### [What needs to be done]
Please output the records below in full, exactly as given, but without the images.
####################
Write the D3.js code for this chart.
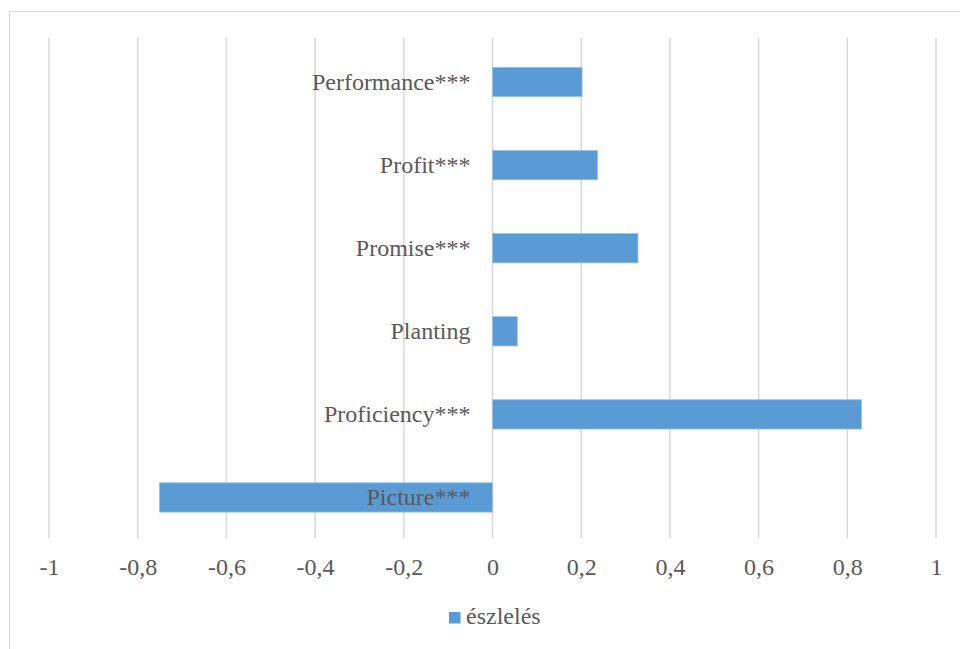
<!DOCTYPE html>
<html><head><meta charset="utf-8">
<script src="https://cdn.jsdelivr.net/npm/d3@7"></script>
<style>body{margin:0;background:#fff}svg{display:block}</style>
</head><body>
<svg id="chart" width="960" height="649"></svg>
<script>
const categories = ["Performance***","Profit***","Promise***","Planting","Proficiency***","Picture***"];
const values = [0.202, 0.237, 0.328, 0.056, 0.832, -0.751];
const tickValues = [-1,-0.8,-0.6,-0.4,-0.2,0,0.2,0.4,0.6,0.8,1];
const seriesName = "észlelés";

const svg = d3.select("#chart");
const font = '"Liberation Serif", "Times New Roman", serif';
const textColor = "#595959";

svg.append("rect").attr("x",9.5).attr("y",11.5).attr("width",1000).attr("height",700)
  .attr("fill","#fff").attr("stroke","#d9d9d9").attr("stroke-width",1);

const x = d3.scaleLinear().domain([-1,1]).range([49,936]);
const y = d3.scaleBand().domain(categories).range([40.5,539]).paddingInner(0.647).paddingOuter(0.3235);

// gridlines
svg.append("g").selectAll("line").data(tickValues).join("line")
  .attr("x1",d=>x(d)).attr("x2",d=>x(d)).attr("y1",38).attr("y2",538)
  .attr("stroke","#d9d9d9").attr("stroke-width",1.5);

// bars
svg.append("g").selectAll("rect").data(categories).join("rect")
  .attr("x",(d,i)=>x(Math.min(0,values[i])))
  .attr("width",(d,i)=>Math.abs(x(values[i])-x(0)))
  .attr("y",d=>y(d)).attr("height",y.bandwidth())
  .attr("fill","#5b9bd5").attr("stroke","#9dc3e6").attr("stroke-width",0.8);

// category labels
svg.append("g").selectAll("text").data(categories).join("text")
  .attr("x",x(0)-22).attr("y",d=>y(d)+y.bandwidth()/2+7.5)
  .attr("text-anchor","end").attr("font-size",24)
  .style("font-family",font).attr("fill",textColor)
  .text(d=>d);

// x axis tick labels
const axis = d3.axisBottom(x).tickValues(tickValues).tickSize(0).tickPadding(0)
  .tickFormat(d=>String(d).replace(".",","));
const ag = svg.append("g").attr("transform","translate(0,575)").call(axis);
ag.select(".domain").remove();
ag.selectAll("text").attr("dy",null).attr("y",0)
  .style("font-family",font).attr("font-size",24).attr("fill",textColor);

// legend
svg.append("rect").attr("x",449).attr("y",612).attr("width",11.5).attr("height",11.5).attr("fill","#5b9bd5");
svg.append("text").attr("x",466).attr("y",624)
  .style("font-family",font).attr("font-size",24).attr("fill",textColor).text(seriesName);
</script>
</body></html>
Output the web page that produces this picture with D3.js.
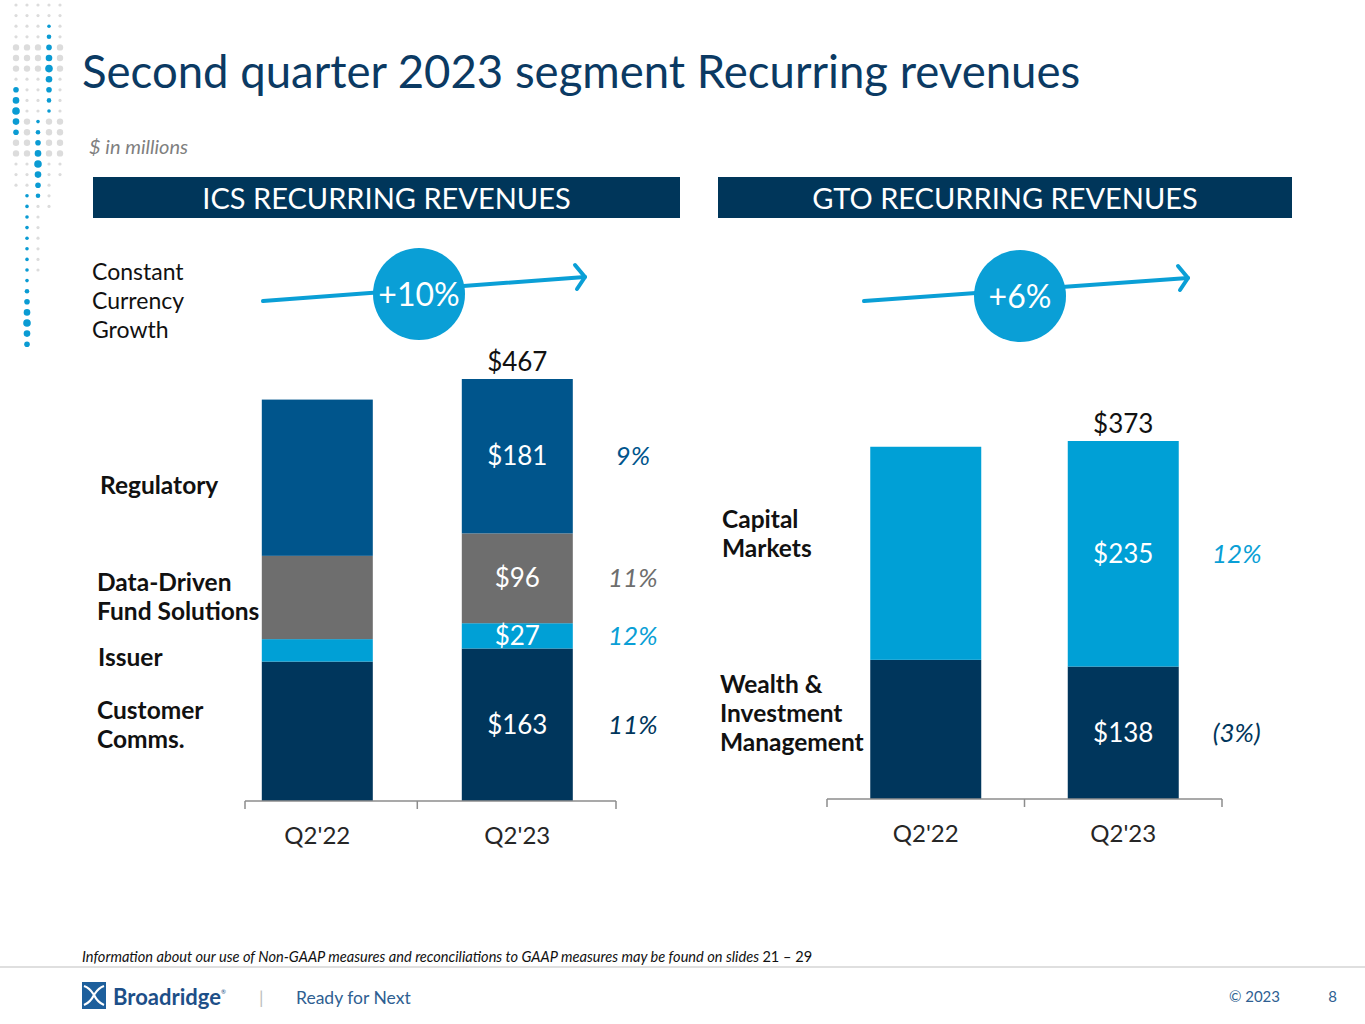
####################
### [Result of this exercise]
Write the D3.js code for this chart.
<!DOCTYPE html>
<html><head><meta charset="utf-8">
<script src="https://cdn.jsdelivr.net/npm/d3@7"></script>
<style>body{margin:0;background:#fff}svg{display:block}</style>
</head><body>
<svg id="chart" width="960" height="649"></svg>
<script>
const categories = ["Performance***","Profit***","Promise***","Planting","Proficiency***","Picture***"];
const values = [0.202, 0.237, 0.328, 0.056, 0.832, -0.751];
const tickValues = [-1,-0.8,-0.6,-0.4,-0.2,0,0.2,0.4,0.6,0.8,1];
const seriesName = "észlelés";

const svg = d3.select("#chart");
const font = '"Liberation Serif", "Times New Roman", serif';
const textColor = "#595959";

svg.append("rect").attr("x",9.5).attr("y",11.5).attr("width",1000).attr("height",700)
  .attr("fill","#fff").attr("stroke","#d9d9d9").attr("stroke-width",1);

const x = d3.scaleLinear().domain([-1,1]).range([49,936]);
const y = d3.scaleBand().domain(categories).range([40.5,539]).paddingInner(0.647).paddingOuter(0.3235);

// gridlines
svg.append("g").selectAll("line").data(tickValues).join("line")
  .attr("x1",d=>x(d)).attr("x2",d=>x(d)).attr("y1",38).attr("y2",538)
  .attr("stroke","#d9d9d9").attr("stroke-width",1.5);

// bars
svg.append("g").selectAll("rect").data(categories).join("rect")
  .attr("x",(d,i)=>x(Math.min(0,values[i])))
  .attr("width",(d,i)=>Math.abs(x(values[i])-x(0)))
  .attr("y",d=>y(d)).attr("height",y.bandwidth())
  .attr("fill","#5b9bd5").attr("stroke","#9dc3e6").attr("stroke-width",0.8);

// category labels
svg.append("g").selectAll("text").data(categories).join("text")
  .attr("x",x(0)-22).attr("y",d=>y(d)+y.bandwidth()/2+7.5)
  .attr("text-anchor","end").attr("font-size",24)
  .style("font-family",font).attr("fill",textColor)
  .text(d=>d);

// x axis tick labels
const axis = d3.axisBottom(x).tickValues(tickValues).tickSize(0).tickPadding(0)
  .tickFormat(d=>String(d).replace(".",","));
const ag = svg.append("g").attr("transform","translate(0,575)").call(axis);
ag.select(".domain").remove();
ag.selectAll("text").attr("dy",null).attr("y",0)
  .style("font-family",font).attr("font-size",24).attr("fill",textColor);

// legend
svg.append("rect").attr("x",449).attr("y",612).attr("width",11.5).attr("height",11.5).attr("fill","#5b9bd5");
svg.append("text").attr("x",466).attr("y",624)
  .style("font-family",font).attr("font-size",24).attr("fill",textColor).text(seriesName);
</script>
</body></html>
Output the web page that produces this picture with D3.js.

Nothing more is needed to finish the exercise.